Pour Paul, le changement, la libération est intérieure, il n’y a pas lieu de changer le régime social, seulement changer les relations courtes, avec ses proches, son conjoint etc. et se tourner vers le Seigneur.
Lus littéralement ces propos de la lettre aux Corinthiens vont conduire à un grand conservatisme social. Le compartimentage de la société entre propriétaires-dirigeant en haut, et travailleurs-paysans en bas, s’est pérennisé. A ces deux classes sociales est venue s’ajouter celle des moines et des clercs, formée de ceux qui voulaient consacrer toute leur existence à Dieu. C’est dans ce type de société en trois classes que naît Luther. Celui qui veut consacrer sa vie à Dieu n’a que le choix d’entrer dans les ordres, devenir moine. À cette époque, c’est le chemin de l’excellence devant Dieu.
Ce que Luther va découvrir, c’est que ce qui est présenté comme le plus souhaitable aux yeux de Dieu est une imposture. Ce chemin ne peut pas procurer le salut. Aucun chemin humain ne le peut. Le salut est donné par grâce. Une fois le salut reçu le croyant est animé de reconnaissance et libéré d’un grand poids, ce qui lui donne de l’énergie pour agir.
Luther découvre que cette énergie libérée peut être mise au service de Dieu et du prochain et qu’il y a mille manières d’être utile à la société et à autrui. Dieu n’appelle pas à être moine pour lui plaire, il appelle chacun à mettre ses compétences particulières au service du prochain et de la société.
Ainsi, tout à coup, chacun a une place donnée dans la société (on retrouve Paul parlant aux Corinthiens) chacun est appelé à travailler où il est pour le bien commun. Chacun est appelé, c’est-à-dire chacun reçoit ou doit trouver sa vocation pour trouver sa place, son utilité dans la société.
Le service de Dieu passe par le métier, le métier apporte un service qui contribue à l’édification d’une société où chacun a une place, un rôle, une vocation. Tout métier trouvé son utilité. Tout chrétien se trouve placé à pied d’égalité avec les autres par cet appel à servir la société, c’est la vocation générale à contribuer au bien commun. Et chacun doit trouver à quoi il est appelé : sa vocation particulière. Cela implique un processus de discernement pour choisir sa voie, une responsabilité pour se donner les moyens de devenir compétent dans cette vocation. Parfois la vocation personnelle est d’abord reconnue par les proches : « dis donc, tu es particulièrement doué pour cela, pourquoi ne pas le mettre au service de la communauté, en faire ton métier ? »

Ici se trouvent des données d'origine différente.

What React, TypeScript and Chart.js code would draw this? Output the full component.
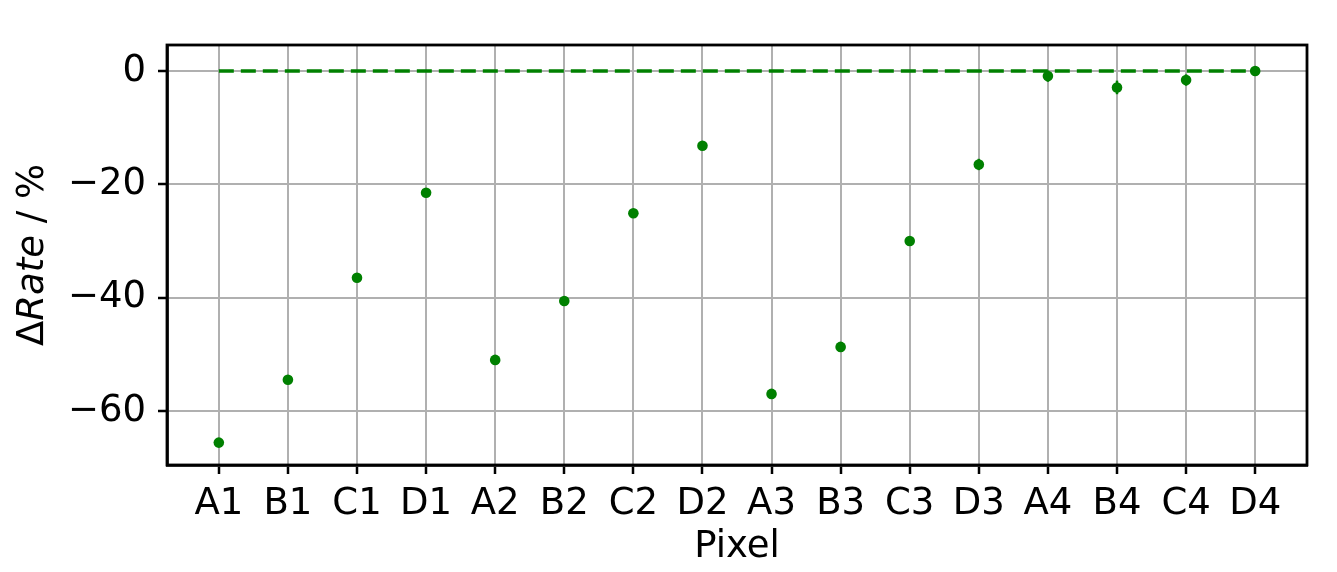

La vocation devient métier et contribue autant à l’utilité sociale qu’au plaisir de celui qui la pratique. Ce plaisir ou cet épanouissement personnel étaient déjà reconnus comme faisant partie du discernement de la vocation. Voir sa vocation comme un appel qui vient de Dieu et comme l’occasion de servir Dieu amène un état d’esprit qui pousse au soin, à l’application, à l’amour du travail bien fait. Le travail devient prière, il est exécuté devant Dieu, soli Deo gloria, sans recherche d’approbation, de reconnaissance sociale.
Au XXe siècle est apparu un phénomène nouveau : la retraite. La retraite vient bouleverser le travail comme vocation ! S’il y a une vocation, comment pourrait-elle s’arrêter à une date déterminée par quelqu’un d’autre ? En même temps, être libéré de la contrainte de « gagner sa vie » ouvre des horizons nouveaux, en tout cas pour ceux dont le travail n’a pas coïncidé avec leur vocation profonde.
La retraite pose une deuxième fois la question de la vocation. Parce qu’on ne peut pas rester sans rien faire, sans but. Nous avons besoin de sens, nous avons besoin de nous sentir utile, d’avoir le sentiment d’accomplir quelque chose.
Notre société a beaucoup limité, réduit le sens de l’utilité. Elle nous dit : seul est utile celui qui est productif. Mais c’est un langage économique réducteur. L’utilité sociale (s’il faut garder ces termes) passe par des phases successives.
On commence par une phase d’apprentissage, d’éducation, d’études, d’accumulation de savoir. Ensuite on continue par l’application de ces savoirs dans des savoir-faire, c’est l’étape productive. Elle peut déboucher sur une phase de transmission, de partage des savoirs et des savoir-faire. Mais il y a encore une phase, sous-évaluée et sous-estimée, qui est la phase du savoir être, de la sagesse, du rayonnement.
Cette phase ne dépend pas de notre mobilité, de nos forces, de notre état de santé. Cette phase repose sur les compétences relationnelles, sur notre être, sur notre vocation la plus spirituelle. Elle peut s’exercer partout, même en EMS.
Où en sommes-nous dans ses phases ? Saurons-nous passer d’une phase à l’autre ? Saurons-nous nous préparer, nous former pour ne pas rester dans la perte de la phase précédente, mais dans le gain de l’étape suivante ? L’Eglise peut être le lieu de développement de cette progression. Le culte, le partage biblique, la vie communautaire de l’Eglise devraient être une aide dans ses passages, un lieu de croissance en savoir-être et en rayonnement. Ce chemin, nous pouvons le faire ensemble.